If two buildings share the same ACH₅₀ but very different n values, their leakage has a different character and may need a different remediation strategy — concentrated sealing of a few big holes versus a more systematic air-barrier approach.
Equivalent Leakage Area (ELA) — the 'hole' you can picture
A blower door can also express leakage as an Equivalent (or Effective) Leakage Area — the size of a single, notional sharp-edged hole that would leak the same amount as all the building's distributed cracks combined. It's a powerful communication tool: telling a homeowner their envelope leaks the equivalent of 'an open A4 sheet of holes' makes an abstract m³/h figure tangible. It is derived from the leakage curve, not measured directly.
Pass vs genuinely good
Meeting the Part L limit is a legal minimum, not a performance target. A house at ~5 m³/h·m² passes Building Regulations but is many times leakier than a good airtight build at 1–3, and roughly an order of magnitude leakier than a Passive House.
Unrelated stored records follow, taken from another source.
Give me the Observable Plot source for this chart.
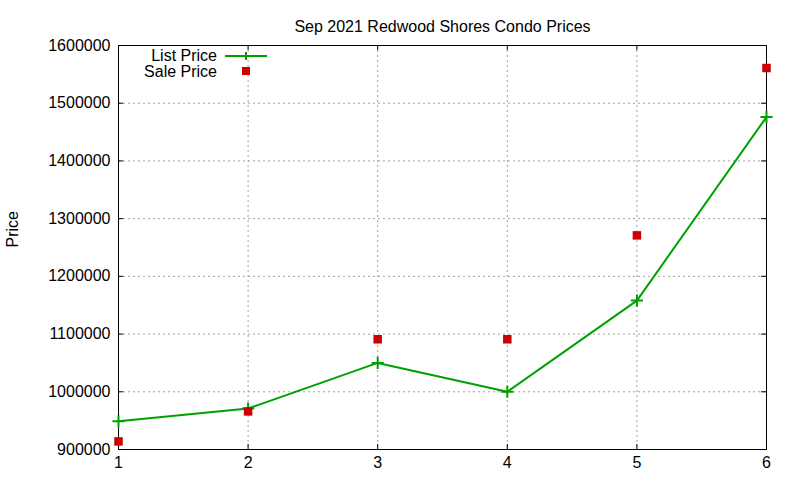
<!DOCTYPE html>
<html>
<head>
<meta charset="utf-8">
<script src="https://cdn.jsdelivr.net/npm/d3@7"></script>
<script src="https://cdn.jsdelivr.net/npm/@observablehq/plot@0.6"></script>
<style>
  html, body { margin: 0; padding: 0; background: #fff; }
  #wrap { position: relative; width: 800px; height: 480px; font-family: "Liberation Sans", Arial, sans-serif; }
  #legend { position: absolute; left: 100px; top: 45px; }
</style>
</head>
<body>
<div id="wrap">
  <div id="chart"></div>
  <svg id="legend" width="180" height="40"></svg>
</div>
<script>
const months = [1, 2, 3, 4, 5, 6];
const listPrice = [949000, 971000, 1050000, 1000000, 1158000, 1476000];
const salePrice = [914000, 966000, 1091000, 1091000, 1271000, 1561000];
const yTicks = [900000, 1000000, 1100000, 1200000, 1300000, 1400000, 1500000, 1600000];
const xTicks = [1, 2, 3, 4, 5, 6];
const seriesNames = ["List Price", "Sale Price"];
const colors = ["#00a000", "#cc0000"];
const title = "Sep 2021 Redwood Shores Condo Prices";
const yLabel = "Price";

const listData = months.map((m, i) => ({month: m, price: listPrice[i]}));
const saleData = months.map((m, i) => ({month: m, price: salePrice[i]}));

const W = 800, H = 480, mL = 118, mR = 34, mT = 45, mB = 31;
const innerW = W - mL - mR, innerH = H - mT - mB;
const tk = 5;
const fs = 16;
const font = "Liberation Sans, Arial, sans-serif";

const chart = Plot.plot({
  width: W, height: H,
  marginLeft: mL, marginRight: mR, marginTop: mT, marginBottom: mB,
  style: {fontFamily: font, fontSize: fs + "px", color: "#000", background: "#fff"},
  x: {domain: [1, 6]},
  y: {domain: [900000, 1600000]},
  marks: [
    Plot.gridX(xTicks, {stroke: "#a0a0a0", strokeOpacity: 1, strokeDasharray: "2,3", strokeWidth: 1}),
    Plot.gridY(yTicks, {stroke: "#a0a0a0", strokeOpacity: 1, strokeDasharray: "2,3", strokeWidth: 1}),
    // inward ticks, mirrored
    Plot.tickY(yTicks, {y: d => d, insetRight: innerW - tk, stroke: "#000"}),
    Plot.tickY(yTicks, {y: d => d, insetLeft: innerW - tk, stroke: "#000"}),
    Plot.tickX(xTicks, {x: d => d, insetTop: innerH - tk, stroke: "#000"}),
    Plot.tickX(xTicks, {x: d => d, insetBottom: innerH - tk, stroke: "#000"}),
    Plot.axisY(yTicks, {tickSize: 0, tickPadding: 8, fontSize: fs, tickFormat: d => String(d), label: null}),
    Plot.axisX(xTicks, {tickSize: 0, tickPadding: 7, fontSize: fs, tickFormat: d => String(d), label: null}),
    Plot.frame({stroke: "#000", strokeWidth: 1}),
    Plot.line(listData, {x: "month", y: "price", stroke: colors[0], strokeWidth: 2}),
    Plot.dot(listData, {x: "month", y: "price", symbol: "plus", r: 4, stroke: colors[0], strokeWidth: 2}),
    Plot.dot(saleData, {x: "month", y: "price", symbol: "square", r: 4.8, fill: colors[1], stroke: "none"}),
    Plot.text([title], {frameAnchor: "top", dy: -25, fontSize: fs, fill: "#000"}),
    Plot.text([yLabel], {frameAnchor: "left", rotate: -90, dx: -106, fontSize: fs, fill: "#000"})
  ]
});
document.getElementById("chart").appendChild(chart);

// legend
const lg = d3.select("#legend");
seriesNames.forEach((name, i) => {
  const cy = 10 + i * 16;
  lg.append("text").attr("x", 117).attr("y", cy).attr("dy", "0.35em")
    .attr("text-anchor", "end").attr("font-family", font).attr("font-size", fs).text(name);
  if (i === 0) {
    lg.append("line").attr("x1", 125).attr("x2", 167).attr("y1", cy + 1).attr("y2", cy + 1)
      .attr("stroke", colors[0]).attr("stroke-width", 2);
    lg.append("path").attr("d", `M142,${cy + 1}h8M146,${cy - 3}v8`).attr("stroke", colors[0]).attr("stroke-width", 2);
  } else {
    lg.append("rect").attr("x", 142).attr("y", cy - 4).attr("width", 8).attr("height", 8).attr("fill", colors[1]);
  }
});
</script>
</body>
</html>
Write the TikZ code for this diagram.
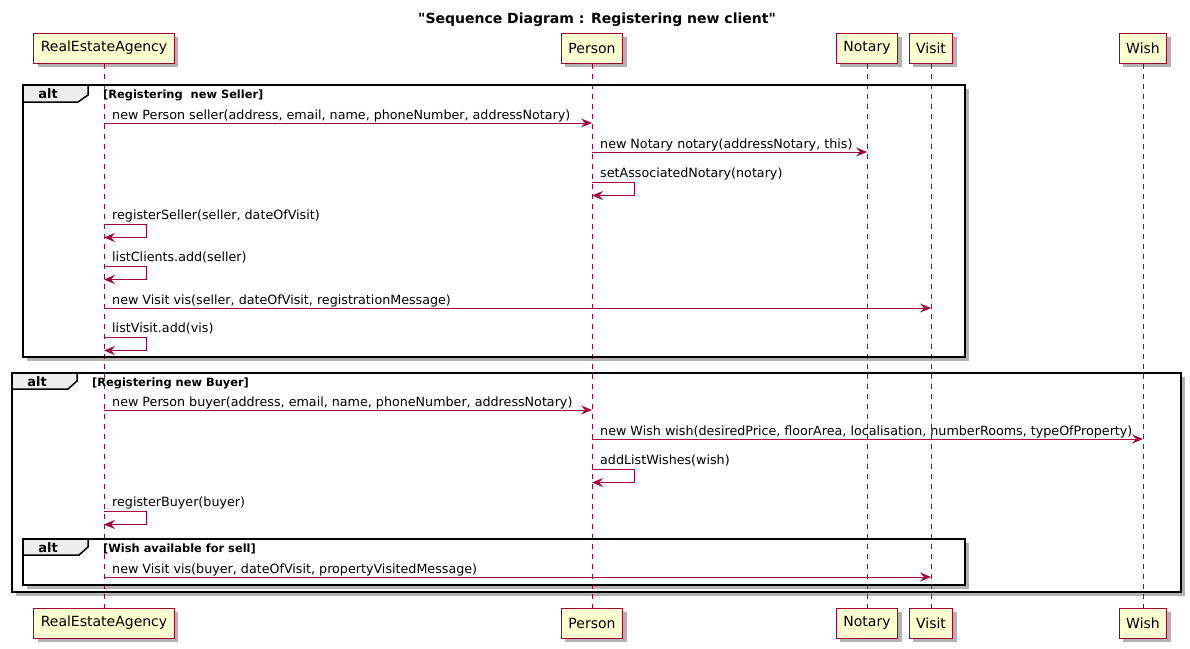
\documentclass[tikz,border=0pt]{standalone}
\usepackage{fontspec}
\setmainfont{DejaVu Sans}
\newfontfamily\plainfont{DejaVu Sans}
\usetikzlibrary{arrows.meta,shadows}
\definecolor{plred}{HTML}{A80036}
\definecolor{plfill}{HTML}{FEFECE}
\definecolor{tabgray}{HTML}{EEEEEE}
\tikzset{
  part/.style={draw=plred, line width=1pt, fill=plfill, minimum height=30pt, inner xsep=7pt,
    font=\fontsize{14}{16}\selectfont,
    drop shadow={shadow xshift=4pt, shadow yshift=-4pt, opacity=0.3, fill=black}},
  lifeline/.style={draw=plred, dash pattern=on 5pt off 5pt, line width=0.8pt},
  msg/.style={draw=plred, line width=1pt, -{Stealth[length=11pt,width=9pt,inset=4pt]}},
  msgtext/.style={anchor=base west, inner sep=0pt, font=\fontsize{12.7}{15}\selectfont},
  framebox/.style={draw=black, line width=1.5pt, fill=white,
    drop shadow={shadow xshift=4pt, shadow yshift=-4pt, opacity=0.3, fill=black}},
  framebare/.style={draw=black, line width=1.5pt},
  tab/.style={draw=black, line width=1.5pt, fill=tabgray},
  guard/.style={anchor=base west, inner sep=0pt, font=\bfseries\fontsize{11.4}{14}\selectfont},
  alttext/.style={anchor=base, inner sep=0pt, font=\bfseries\fontsize{13}{15}\selectfont},
  titletext/.style={anchor=base, inner sep=0pt, font=\plainfont\bfseries\fontsize{14}{16}\selectfont}
}
\begin{document}
\begin{tikzpicture}[x=1pt,y=-1pt]
\useasboundingbox (0,0) rectangle (1190,648);
\fill[white] (0,0) rectangle (1190,648);

\node[titletext] (title) at (597,23) {"Sequence Diagram : Registering new client"};

% participants
\node[part] (tA) at (104,48) {RealEstateAgency};
\node[part] (tP) at (592,48) {Person};
\node[part] (tN) at (867,48) {Notary};
\node[part] (tV) at (931,48) {Visit};
\node[part] (tW) at (1143,48) {Wish};
\node[part] (bA) at (104,623) {RealEstateAgency};
\node[part] (bP) at (592,623) {Person};
\node[part] (bN) at (867,623) {Notary};
\node[part] (bV) at (931,623) {Visit};
\node[part] (bW) at (1143,623) {Wish};

% frames (backgrounds)
\path[framebox] (23,85) rectangle (965,357);
\path[framebox] (12,373) rectangle (1181,592);
\path[framebox] (23,539) rectangle (965,585);

% lifelines
\draw[lifeline] (tA.south) -- (bA.north);
\draw[lifeline] (tP.south) -- (bP.north);
\draw[lifeline] (tN.south) -- (bN.north);
\draw[lifeline] (tV.south) -- (bV.north);
\draw[lifeline] (tW.south) -- (bW.north);

% frame borders and tabs
\draw[framebare] (23,85) rectangle (965,357);
\draw[tab] (23,85) -- (88,85) -- (88,95) -- (78,102) -- (23,102) -- cycle;
\node[alttext] (alt1) at (48,98) {alt};
\node[guard] (g1) at (103,98) {[Registering\ \ new Seller]};

\draw[framebare] (12,373) rectangle (1181,592);
\draw[tab] (12,373) -- (77,373) -- (77,381) -- (68,389) -- (12,389) -- cycle;
\node[alttext] (alt2) at (37,386) {alt};
\node[guard] (g2) at (92,386) {[Registering new Buyer]};

\draw[framebare] (23,539) rectangle (965,585);
\draw[tab] (23,539) -- (88,539) -- (88,547) -- (79,555) -- (23,555) -- cycle;
\node[alttext] (alt3) at (48,552) {alt};
\node[guard] (g3) at (103,552) {[Wish available for sell]};

% messages, first frame
\draw[msg] (tA |- 0,123) -- (tP |- 0,123);
\node[msgtext] (m1) at (112,119) {new Person seller(address, email, name, phoneNumber, addressNotary)};

\draw[msg] (tP |- 0,152) -- (tN |- 0,152);
\node[msgtext] (m2) at (600,148) {new Notary notary(addressNotary, this)};

\draw[msg] (tP |- 0,182) -- ++(42,0) -- ++(0,13.5) -- (tP |- 0,195.5);
\node[msgtext] (m3) at (600,177) {setAssociatedNotary(notary)};

\draw[msg] (tA |- 0,224) -- ++(42,0) -- ++(0,13.5) -- (tA |- 0,237.5);
\node[msgtext] (m4) at (112,219) {registerSeller(seller, dateOfVisit)};

\draw[msg] (tA |- 0,266) -- ++(42,0) -- ++(0,13.5) -- (tA |- 0,279.5);
\node[msgtext] (m5) at (112,261) {listClients.add(seller)};

\draw[msg] (tA |- 0,308) -- (tV |- 0,308);
\node[msgtext] (m6) at (112,304) {new Visit vis(seller, dateOfVisit, registrationMessage)};

\draw[msg] (tA |- 0,337) -- ++(42,0) -- ++(0,13.5) -- (tA |- 0,350.5);
\node[msgtext] (m7) at (112,332) {listVisit.add(vis)};

% messages, second frame
\draw[msg] (tA |- 0,410) -- (tP |- 0,410);
\node[msgtext] (m8) at (112,406) {new Person buyer(address, email, name, phoneNumber, addressNotary)};

\draw[msg] (tP |- 0,439) -- (tW |- 0,439);
\node[msgtext] (m9) at (600,435) {new Wish wish(desiredPrice, floorArea, localisation, numberRooms, typeOfProperty)};

\draw[msg] (tP |- 0,469) -- ++(42,0) -- ++(0,13.5) -- (tP |- 0,482.5);
\node[msgtext] (m10) at (600,464) {addListWishes(wish)};

\draw[msg] (tA |- 0,511) -- ++(42,0) -- ++(0,13.5) -- (tA |- 0,524.5);
\node[msgtext] (m11) at (112,506) {registerBuyer(buyer)};

\draw[msg] (tA |- 0,577) -- (tV |- 0,577);
\node[msgtext] (m12) at (112,573) {new Visit vis(buyer, dateOfVisit, propertyVisitedMessage)};
\end{tikzpicture}
\end{document}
If your goal is comfort, low bills, effective MVHR and moisture safety, 'compliant' is the floor, not the aim.
Before-and-after testing
On a retrofit, a single 'after' number proves compliance but tells you nothing about what worked. Testing before and after sealing works — or at intermediate stages — quantifies the improvement, validates the air-barrier strategy and catches problems while they're still cheap to fix. We strongly recommend an early-stage test when the air barrier is accessible, not just a final test once everything is boarded and decorated.